What is being asked:
Find the line with "Rebuild this diagram" and the line with "(k5) at (332,373)", then repeat both of them and every line in between exactly. Omit the pictures.

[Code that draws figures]

.....

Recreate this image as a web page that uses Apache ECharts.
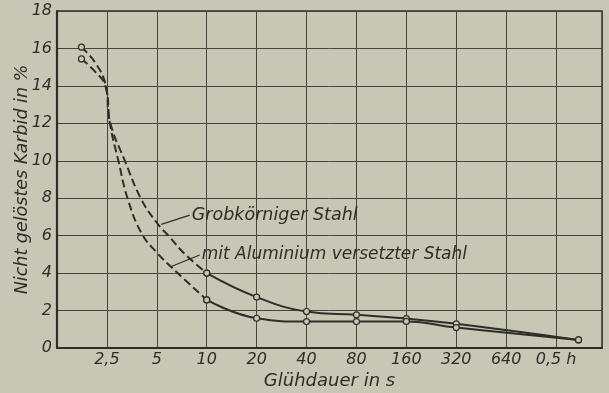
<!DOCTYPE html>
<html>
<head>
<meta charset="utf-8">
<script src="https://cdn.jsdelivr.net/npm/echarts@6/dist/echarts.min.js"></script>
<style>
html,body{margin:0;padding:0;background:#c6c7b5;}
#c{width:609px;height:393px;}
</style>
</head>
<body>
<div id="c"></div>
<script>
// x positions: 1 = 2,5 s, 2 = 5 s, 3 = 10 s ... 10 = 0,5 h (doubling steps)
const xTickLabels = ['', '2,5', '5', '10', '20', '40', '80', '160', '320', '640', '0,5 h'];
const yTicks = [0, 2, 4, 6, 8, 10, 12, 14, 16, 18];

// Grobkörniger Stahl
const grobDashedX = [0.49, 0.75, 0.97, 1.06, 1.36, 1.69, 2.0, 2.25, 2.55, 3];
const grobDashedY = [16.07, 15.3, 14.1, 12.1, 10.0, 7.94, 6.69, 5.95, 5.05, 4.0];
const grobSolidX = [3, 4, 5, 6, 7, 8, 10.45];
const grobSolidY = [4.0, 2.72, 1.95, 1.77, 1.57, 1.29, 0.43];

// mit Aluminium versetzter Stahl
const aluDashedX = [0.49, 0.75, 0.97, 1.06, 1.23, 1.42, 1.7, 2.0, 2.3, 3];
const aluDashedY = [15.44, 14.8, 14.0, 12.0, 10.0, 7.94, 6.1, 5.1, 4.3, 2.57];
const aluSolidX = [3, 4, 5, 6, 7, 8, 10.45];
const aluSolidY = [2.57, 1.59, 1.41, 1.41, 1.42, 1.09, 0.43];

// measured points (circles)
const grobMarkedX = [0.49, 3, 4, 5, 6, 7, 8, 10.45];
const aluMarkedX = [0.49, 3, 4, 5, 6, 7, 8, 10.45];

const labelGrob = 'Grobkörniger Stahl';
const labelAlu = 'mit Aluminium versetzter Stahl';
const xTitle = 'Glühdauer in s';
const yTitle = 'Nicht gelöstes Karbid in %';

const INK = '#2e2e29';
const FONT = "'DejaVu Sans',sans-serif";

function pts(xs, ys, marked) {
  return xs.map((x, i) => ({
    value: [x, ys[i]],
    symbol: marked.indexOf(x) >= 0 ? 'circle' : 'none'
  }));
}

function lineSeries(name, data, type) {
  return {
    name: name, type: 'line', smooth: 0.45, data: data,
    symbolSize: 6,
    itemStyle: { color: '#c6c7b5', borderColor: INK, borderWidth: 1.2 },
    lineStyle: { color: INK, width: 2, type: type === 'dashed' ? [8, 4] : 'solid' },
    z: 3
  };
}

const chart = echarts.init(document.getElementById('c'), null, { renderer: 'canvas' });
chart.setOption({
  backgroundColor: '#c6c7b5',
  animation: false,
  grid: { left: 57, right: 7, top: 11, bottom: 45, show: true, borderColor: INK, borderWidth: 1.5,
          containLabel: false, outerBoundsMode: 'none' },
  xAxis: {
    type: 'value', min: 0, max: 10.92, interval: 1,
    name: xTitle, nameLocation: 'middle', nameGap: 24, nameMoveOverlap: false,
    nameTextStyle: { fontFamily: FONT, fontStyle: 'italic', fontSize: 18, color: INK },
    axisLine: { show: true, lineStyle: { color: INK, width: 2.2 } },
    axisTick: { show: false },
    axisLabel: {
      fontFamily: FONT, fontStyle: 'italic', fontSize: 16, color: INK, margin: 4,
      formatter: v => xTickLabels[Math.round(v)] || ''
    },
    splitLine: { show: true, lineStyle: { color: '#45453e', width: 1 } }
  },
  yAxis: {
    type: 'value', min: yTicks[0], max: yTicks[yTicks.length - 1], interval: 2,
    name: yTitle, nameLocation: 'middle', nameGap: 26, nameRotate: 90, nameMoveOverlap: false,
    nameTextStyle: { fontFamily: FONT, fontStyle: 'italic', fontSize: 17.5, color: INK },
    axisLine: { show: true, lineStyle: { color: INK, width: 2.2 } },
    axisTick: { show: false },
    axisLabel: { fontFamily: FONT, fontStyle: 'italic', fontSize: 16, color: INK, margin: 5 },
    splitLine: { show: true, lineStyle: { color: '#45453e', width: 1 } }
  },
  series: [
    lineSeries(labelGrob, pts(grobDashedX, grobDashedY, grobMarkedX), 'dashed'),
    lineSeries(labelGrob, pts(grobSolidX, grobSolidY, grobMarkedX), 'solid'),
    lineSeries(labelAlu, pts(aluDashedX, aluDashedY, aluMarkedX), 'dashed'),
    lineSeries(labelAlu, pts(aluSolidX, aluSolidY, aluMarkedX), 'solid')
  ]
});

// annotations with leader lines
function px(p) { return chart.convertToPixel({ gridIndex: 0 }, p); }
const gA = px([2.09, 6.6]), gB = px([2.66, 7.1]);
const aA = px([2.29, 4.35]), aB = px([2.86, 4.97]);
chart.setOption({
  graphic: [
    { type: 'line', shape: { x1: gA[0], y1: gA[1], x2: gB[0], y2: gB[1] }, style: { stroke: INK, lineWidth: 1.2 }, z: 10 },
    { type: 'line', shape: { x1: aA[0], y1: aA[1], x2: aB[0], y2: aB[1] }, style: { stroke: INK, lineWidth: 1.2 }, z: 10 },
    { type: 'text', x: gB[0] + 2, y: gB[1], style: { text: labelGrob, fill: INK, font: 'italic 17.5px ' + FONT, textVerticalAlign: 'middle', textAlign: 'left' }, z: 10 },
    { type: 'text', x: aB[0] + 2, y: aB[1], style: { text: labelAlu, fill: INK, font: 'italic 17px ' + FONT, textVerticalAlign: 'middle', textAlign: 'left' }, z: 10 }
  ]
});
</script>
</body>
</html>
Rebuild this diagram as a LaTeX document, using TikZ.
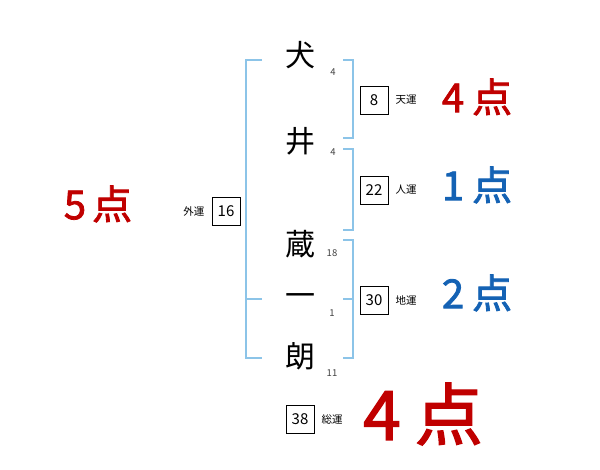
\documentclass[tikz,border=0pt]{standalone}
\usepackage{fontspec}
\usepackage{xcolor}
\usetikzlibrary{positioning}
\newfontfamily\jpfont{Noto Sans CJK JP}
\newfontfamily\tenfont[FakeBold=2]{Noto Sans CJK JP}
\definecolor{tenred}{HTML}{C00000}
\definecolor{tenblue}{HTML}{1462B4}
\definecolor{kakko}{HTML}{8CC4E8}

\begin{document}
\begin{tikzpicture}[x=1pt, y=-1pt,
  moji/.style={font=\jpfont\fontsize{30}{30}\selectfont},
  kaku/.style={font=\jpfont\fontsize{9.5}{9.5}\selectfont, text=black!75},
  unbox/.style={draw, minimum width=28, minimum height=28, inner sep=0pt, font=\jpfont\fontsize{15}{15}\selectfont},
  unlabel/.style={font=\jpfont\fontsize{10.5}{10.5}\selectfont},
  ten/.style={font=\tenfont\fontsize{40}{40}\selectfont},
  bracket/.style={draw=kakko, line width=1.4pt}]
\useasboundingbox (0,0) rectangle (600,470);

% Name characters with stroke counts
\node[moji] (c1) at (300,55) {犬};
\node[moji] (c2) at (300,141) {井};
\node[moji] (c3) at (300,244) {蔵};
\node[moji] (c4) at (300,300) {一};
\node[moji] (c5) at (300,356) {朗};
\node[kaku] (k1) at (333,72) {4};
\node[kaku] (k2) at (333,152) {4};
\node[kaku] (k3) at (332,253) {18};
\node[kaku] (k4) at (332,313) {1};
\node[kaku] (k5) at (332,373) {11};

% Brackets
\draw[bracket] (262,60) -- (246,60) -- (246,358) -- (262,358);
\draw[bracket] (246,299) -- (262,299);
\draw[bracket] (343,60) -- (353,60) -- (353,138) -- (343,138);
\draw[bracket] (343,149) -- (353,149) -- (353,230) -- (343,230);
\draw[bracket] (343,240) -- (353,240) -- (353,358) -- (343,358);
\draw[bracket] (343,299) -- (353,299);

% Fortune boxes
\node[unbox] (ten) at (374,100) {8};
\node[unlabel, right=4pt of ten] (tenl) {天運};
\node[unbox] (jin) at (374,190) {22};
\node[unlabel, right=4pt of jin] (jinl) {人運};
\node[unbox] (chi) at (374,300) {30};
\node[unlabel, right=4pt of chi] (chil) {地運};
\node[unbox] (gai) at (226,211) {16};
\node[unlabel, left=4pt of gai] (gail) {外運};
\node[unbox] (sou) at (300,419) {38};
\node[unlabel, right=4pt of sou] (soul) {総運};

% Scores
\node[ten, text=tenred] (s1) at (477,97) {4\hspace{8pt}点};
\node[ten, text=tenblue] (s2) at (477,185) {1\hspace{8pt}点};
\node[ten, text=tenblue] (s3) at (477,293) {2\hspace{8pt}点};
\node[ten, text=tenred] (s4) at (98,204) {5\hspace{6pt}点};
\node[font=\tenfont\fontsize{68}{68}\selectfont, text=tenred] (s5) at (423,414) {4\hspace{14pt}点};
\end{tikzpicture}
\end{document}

.....

Exercise output:
Rebuild this diagram as a LaTeX document, using TikZ.
\documentclass[tikz,border=0pt]{standalone}
\usepackage{fontspec}
\usepackage{xcolor}
\usetikzlibrary{positioning}
\newfontfamily\jpfont{Noto Sans CJK JP}
\newfontfamily\tenfont[FakeBold=2]{Noto Sans CJK JP}
\definecolor{tenred}{HTML}{C00000}
\definecolor{tenblue}{HTML}{1462B4}
\definecolor{kakko}{HTML}{8CC4E8}

\begin{document}
\begin{tikzpicture}[x=1pt, y=-1pt,
  moji/.style={font=\jpfont\fontsize{30}{30}\selectfont},
  kaku/.style={font=\jpfont\fontsize{9.5}{9.5}\selectfont, text=black!75},
  unbox/.style={draw, minimum width=28, minimum height=28, inner sep=0pt, font=\jpfont\fontsize{15}{15}\selectfont},
  unlabel/.style={font=\jpfont\fontsize{10.5}{10.5}\selectfont},
  ten/.style={font=\tenfont\fontsize{40}{40}\selectfont},
  bracket/.style={draw=kakko, line width=1.4pt}]
\useasboundingbox (0,0) rectangle (600,470);

% Name characters with stroke counts
\node[moji] (c1) at (300,55) {犬};
\node[moji] (c2) at (300,141) {井};
\node[moji] (c3) at (300,244) {蔵};
\node[moji] (c4) at (300,300) {一};
\node[moji] (c5) at (300,356) {朗};
\node[kaku] (k1) at (333,72) {4};
\node[kaku] (k2) at (333,152) {4};
\node[kaku] (k3) at (332,253) {18};
\node[kaku] (k4) at (332,313) {1};
\node[kaku] (k5) at (332,373) {11};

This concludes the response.